*WHAT TO DO*. Check each line of the entries below for the string "Rebuild"; copy every line where it appears.

*RAW DATA*.
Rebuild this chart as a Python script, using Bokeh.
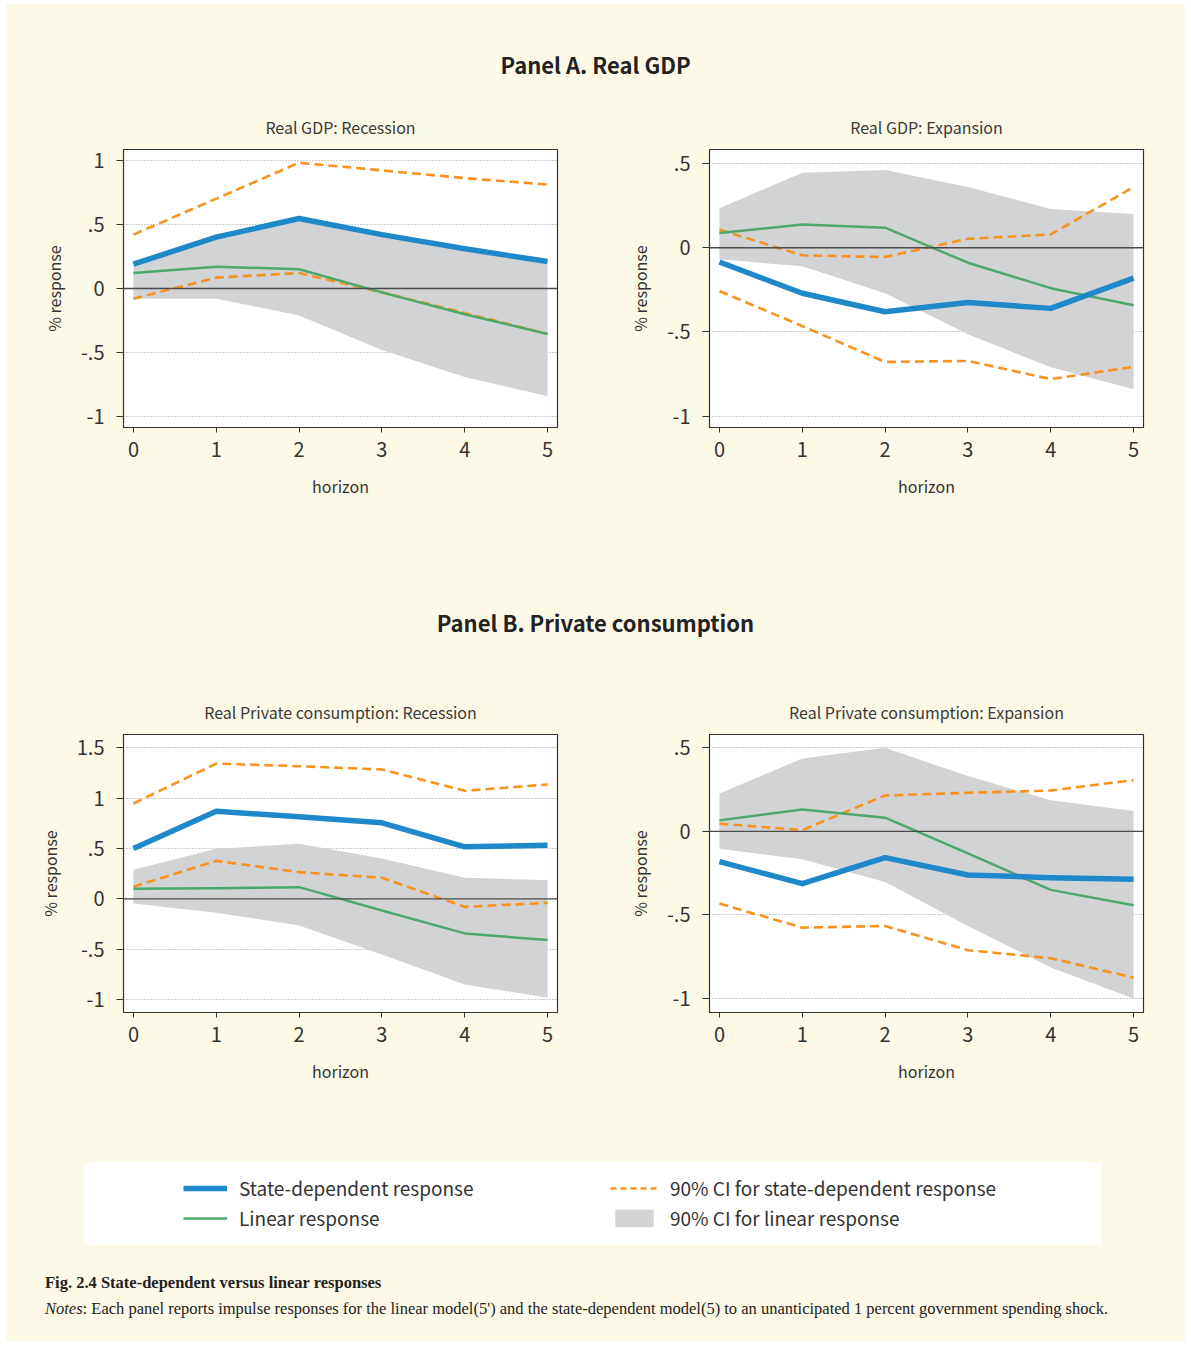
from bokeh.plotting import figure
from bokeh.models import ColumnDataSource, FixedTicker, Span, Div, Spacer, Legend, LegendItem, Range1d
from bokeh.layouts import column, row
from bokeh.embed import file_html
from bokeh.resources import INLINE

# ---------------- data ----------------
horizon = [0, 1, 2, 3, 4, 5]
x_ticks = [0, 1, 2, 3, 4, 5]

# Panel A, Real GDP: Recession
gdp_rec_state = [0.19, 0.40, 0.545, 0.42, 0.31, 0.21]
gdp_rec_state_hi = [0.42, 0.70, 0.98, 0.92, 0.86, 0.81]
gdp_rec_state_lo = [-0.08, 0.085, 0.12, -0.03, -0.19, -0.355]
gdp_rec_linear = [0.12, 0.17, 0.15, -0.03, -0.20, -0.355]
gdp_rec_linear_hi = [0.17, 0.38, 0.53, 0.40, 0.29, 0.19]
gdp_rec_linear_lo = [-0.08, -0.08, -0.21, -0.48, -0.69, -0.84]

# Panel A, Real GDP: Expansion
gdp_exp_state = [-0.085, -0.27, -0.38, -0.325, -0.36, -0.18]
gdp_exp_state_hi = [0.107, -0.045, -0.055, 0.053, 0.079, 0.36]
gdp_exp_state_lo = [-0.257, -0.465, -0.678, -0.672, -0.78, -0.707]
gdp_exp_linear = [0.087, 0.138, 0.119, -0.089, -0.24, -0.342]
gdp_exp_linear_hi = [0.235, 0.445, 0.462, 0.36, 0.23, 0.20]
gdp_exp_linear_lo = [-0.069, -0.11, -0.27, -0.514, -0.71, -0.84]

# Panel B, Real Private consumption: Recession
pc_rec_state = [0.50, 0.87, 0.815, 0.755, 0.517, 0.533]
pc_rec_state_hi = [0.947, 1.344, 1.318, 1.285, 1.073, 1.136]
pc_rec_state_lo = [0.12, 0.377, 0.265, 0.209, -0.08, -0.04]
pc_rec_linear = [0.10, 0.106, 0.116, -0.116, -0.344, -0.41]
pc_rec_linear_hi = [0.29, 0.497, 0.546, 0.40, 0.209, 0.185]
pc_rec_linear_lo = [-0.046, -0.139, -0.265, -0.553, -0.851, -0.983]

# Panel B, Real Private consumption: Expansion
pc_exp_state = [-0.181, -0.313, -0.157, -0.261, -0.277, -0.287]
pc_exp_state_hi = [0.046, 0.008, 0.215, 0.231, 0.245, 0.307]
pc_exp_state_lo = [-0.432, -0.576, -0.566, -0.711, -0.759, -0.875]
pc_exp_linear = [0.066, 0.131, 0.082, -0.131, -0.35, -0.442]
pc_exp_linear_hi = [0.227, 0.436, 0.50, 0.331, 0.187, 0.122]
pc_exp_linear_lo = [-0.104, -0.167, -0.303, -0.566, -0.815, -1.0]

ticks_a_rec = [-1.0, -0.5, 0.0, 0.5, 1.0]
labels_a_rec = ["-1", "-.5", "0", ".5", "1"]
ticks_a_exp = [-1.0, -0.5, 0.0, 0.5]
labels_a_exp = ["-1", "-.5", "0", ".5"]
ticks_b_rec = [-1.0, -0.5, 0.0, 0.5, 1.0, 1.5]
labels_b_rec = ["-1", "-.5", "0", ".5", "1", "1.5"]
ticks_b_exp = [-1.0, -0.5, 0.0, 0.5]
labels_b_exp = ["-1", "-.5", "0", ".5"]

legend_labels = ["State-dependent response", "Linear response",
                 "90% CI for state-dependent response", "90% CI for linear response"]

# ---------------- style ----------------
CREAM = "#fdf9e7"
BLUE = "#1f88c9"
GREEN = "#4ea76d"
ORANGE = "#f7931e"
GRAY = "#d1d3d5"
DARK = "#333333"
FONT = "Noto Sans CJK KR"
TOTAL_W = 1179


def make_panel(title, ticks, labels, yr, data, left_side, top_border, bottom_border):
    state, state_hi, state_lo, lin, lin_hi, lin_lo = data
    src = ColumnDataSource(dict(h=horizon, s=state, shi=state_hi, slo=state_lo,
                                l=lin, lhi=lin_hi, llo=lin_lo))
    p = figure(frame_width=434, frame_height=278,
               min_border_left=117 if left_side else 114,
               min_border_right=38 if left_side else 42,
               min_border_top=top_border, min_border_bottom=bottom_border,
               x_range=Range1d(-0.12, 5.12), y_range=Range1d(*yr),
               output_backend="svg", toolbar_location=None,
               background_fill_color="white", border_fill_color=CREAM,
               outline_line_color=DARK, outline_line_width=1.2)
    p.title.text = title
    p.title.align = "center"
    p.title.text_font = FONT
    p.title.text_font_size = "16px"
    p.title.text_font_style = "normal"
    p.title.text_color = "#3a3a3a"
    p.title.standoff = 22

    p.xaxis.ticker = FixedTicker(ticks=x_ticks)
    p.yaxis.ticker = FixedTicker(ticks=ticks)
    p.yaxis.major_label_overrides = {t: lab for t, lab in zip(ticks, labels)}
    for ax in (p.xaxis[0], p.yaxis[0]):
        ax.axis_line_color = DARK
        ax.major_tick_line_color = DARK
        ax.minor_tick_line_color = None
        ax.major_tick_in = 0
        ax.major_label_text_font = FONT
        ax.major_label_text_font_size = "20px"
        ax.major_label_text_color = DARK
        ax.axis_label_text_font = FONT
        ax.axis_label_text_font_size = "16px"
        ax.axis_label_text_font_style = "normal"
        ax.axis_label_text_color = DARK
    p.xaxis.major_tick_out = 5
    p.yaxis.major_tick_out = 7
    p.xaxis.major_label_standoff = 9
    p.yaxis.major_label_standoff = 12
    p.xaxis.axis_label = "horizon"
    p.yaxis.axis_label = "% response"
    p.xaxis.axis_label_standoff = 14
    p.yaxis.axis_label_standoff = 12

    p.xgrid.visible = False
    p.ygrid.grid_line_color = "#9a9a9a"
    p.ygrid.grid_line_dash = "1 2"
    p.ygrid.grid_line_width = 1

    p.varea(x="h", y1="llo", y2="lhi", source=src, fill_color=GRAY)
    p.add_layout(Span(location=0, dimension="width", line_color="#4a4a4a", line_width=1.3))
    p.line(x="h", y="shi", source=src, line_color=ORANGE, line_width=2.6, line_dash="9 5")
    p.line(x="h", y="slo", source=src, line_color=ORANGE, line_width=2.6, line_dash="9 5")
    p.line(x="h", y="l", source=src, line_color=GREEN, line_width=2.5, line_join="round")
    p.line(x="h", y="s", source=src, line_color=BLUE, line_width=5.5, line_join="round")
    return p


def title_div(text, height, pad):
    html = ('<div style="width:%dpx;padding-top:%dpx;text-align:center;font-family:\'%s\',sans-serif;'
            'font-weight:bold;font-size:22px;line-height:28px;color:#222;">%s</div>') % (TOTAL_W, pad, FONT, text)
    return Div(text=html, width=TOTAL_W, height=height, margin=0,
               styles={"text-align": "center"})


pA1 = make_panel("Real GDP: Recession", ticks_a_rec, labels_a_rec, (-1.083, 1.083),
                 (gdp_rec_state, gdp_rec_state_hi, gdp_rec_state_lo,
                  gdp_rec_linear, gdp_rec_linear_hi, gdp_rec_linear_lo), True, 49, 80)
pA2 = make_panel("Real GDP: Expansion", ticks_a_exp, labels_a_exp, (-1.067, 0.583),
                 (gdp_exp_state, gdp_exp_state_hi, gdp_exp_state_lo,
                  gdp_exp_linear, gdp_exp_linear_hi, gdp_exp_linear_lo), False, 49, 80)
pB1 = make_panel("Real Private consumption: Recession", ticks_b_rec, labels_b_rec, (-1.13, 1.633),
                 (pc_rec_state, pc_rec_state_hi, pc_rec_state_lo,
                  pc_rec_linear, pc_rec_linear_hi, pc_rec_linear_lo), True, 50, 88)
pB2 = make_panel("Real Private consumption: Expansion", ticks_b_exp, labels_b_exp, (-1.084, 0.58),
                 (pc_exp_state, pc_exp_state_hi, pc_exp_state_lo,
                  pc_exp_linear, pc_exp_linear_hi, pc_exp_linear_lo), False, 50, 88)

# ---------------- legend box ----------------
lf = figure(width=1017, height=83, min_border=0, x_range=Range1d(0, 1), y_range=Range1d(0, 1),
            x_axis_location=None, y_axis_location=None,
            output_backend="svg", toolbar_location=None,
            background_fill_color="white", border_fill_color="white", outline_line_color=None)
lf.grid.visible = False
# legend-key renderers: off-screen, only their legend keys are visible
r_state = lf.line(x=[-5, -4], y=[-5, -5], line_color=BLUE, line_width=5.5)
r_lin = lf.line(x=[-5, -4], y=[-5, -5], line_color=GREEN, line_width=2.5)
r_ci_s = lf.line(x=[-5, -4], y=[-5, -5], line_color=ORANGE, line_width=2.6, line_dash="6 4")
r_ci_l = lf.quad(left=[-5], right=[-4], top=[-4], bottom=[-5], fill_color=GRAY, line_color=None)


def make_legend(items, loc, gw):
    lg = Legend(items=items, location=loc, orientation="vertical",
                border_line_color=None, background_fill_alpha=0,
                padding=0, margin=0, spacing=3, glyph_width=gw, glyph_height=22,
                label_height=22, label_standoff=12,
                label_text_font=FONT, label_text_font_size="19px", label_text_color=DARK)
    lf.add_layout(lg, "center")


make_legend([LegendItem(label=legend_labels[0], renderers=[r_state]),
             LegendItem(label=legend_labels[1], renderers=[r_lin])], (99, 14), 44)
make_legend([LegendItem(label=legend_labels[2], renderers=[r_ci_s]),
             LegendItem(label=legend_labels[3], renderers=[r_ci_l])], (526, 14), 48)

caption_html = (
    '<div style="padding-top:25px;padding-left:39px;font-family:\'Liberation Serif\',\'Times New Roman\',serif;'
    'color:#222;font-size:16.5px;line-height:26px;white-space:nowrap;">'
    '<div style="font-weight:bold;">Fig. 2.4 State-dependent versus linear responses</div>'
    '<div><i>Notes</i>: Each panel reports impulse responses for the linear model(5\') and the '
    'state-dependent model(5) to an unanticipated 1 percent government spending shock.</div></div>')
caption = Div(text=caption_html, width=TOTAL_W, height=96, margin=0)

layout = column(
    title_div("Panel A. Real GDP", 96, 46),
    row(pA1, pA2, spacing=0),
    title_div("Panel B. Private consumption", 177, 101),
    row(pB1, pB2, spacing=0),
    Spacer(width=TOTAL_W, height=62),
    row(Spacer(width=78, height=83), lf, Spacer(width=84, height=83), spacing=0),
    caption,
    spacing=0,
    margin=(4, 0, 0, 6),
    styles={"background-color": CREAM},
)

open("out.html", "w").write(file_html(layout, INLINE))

...

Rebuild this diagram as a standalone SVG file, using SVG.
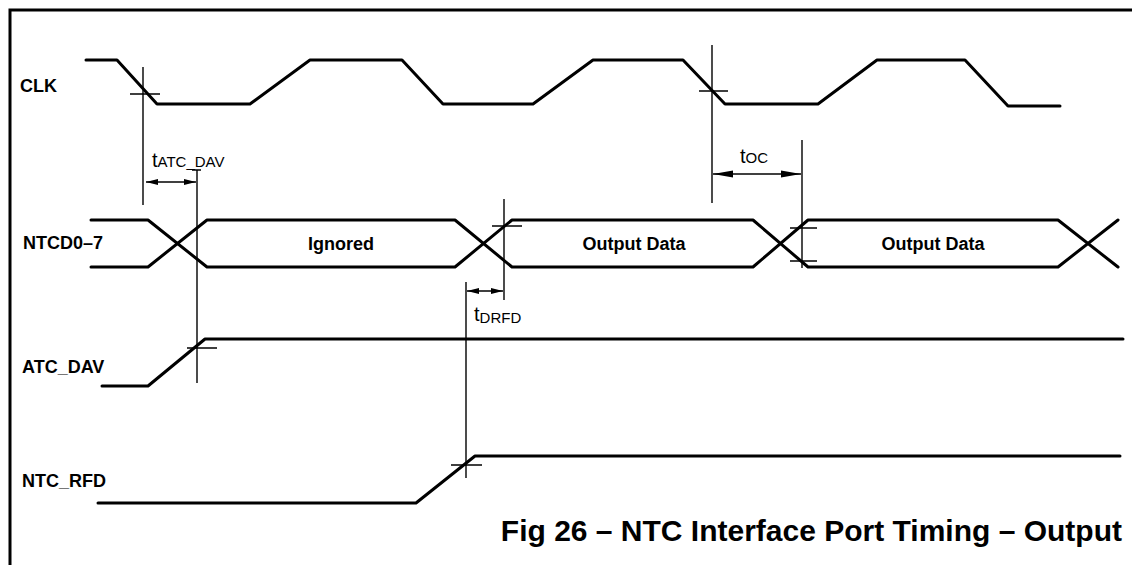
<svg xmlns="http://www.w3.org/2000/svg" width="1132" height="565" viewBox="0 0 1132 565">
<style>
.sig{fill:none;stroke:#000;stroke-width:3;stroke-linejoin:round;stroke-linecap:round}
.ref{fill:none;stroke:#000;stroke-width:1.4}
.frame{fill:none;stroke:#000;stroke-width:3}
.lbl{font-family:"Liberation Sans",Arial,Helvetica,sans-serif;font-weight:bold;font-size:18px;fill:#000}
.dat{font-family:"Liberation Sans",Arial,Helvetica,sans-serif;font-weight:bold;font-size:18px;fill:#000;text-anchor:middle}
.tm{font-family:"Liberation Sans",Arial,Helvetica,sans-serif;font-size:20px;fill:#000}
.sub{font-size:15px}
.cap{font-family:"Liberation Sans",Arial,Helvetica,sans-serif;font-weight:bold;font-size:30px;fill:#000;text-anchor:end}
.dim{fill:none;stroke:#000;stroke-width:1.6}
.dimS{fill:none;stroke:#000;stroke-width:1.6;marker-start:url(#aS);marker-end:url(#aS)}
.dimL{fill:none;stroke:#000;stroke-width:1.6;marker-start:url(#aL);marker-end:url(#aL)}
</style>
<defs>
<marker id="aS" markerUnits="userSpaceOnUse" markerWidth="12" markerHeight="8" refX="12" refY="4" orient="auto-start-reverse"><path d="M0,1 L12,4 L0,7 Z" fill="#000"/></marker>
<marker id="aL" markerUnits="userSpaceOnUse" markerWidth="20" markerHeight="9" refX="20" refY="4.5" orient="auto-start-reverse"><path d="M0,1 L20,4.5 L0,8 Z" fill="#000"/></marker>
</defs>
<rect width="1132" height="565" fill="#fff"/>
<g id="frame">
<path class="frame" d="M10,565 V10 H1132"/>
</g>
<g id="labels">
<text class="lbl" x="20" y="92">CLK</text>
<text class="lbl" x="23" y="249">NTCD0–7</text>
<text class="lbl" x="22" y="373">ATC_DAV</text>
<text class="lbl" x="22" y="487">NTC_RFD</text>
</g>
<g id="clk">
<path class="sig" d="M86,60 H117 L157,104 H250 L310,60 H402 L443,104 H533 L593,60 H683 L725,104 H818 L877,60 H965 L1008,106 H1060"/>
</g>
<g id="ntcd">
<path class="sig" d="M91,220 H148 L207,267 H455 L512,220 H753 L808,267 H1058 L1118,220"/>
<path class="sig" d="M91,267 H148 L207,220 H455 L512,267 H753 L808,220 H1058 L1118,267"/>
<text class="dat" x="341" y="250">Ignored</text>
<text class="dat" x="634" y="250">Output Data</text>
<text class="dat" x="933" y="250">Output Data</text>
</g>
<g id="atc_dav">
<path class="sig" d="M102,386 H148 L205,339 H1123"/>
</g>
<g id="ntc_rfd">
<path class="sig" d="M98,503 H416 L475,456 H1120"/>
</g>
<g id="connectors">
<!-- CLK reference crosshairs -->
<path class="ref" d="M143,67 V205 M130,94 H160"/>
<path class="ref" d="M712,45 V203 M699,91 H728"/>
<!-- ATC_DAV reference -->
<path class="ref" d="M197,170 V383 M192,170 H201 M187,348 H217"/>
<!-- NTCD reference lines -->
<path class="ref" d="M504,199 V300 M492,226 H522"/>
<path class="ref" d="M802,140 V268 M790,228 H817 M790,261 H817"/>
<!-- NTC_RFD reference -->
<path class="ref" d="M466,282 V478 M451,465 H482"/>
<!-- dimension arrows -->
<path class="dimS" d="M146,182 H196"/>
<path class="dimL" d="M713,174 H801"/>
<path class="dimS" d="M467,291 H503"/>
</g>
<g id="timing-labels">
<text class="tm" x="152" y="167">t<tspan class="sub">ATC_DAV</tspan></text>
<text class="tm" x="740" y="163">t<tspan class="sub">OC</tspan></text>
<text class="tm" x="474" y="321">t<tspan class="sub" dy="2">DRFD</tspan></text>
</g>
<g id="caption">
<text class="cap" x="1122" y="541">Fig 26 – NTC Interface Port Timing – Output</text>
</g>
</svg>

*RESULT OF THE TASK*.
Rebuild this chart as a Python script, using Bokeh.
Rebuild this diagram as a standalone SVG file, using SVG.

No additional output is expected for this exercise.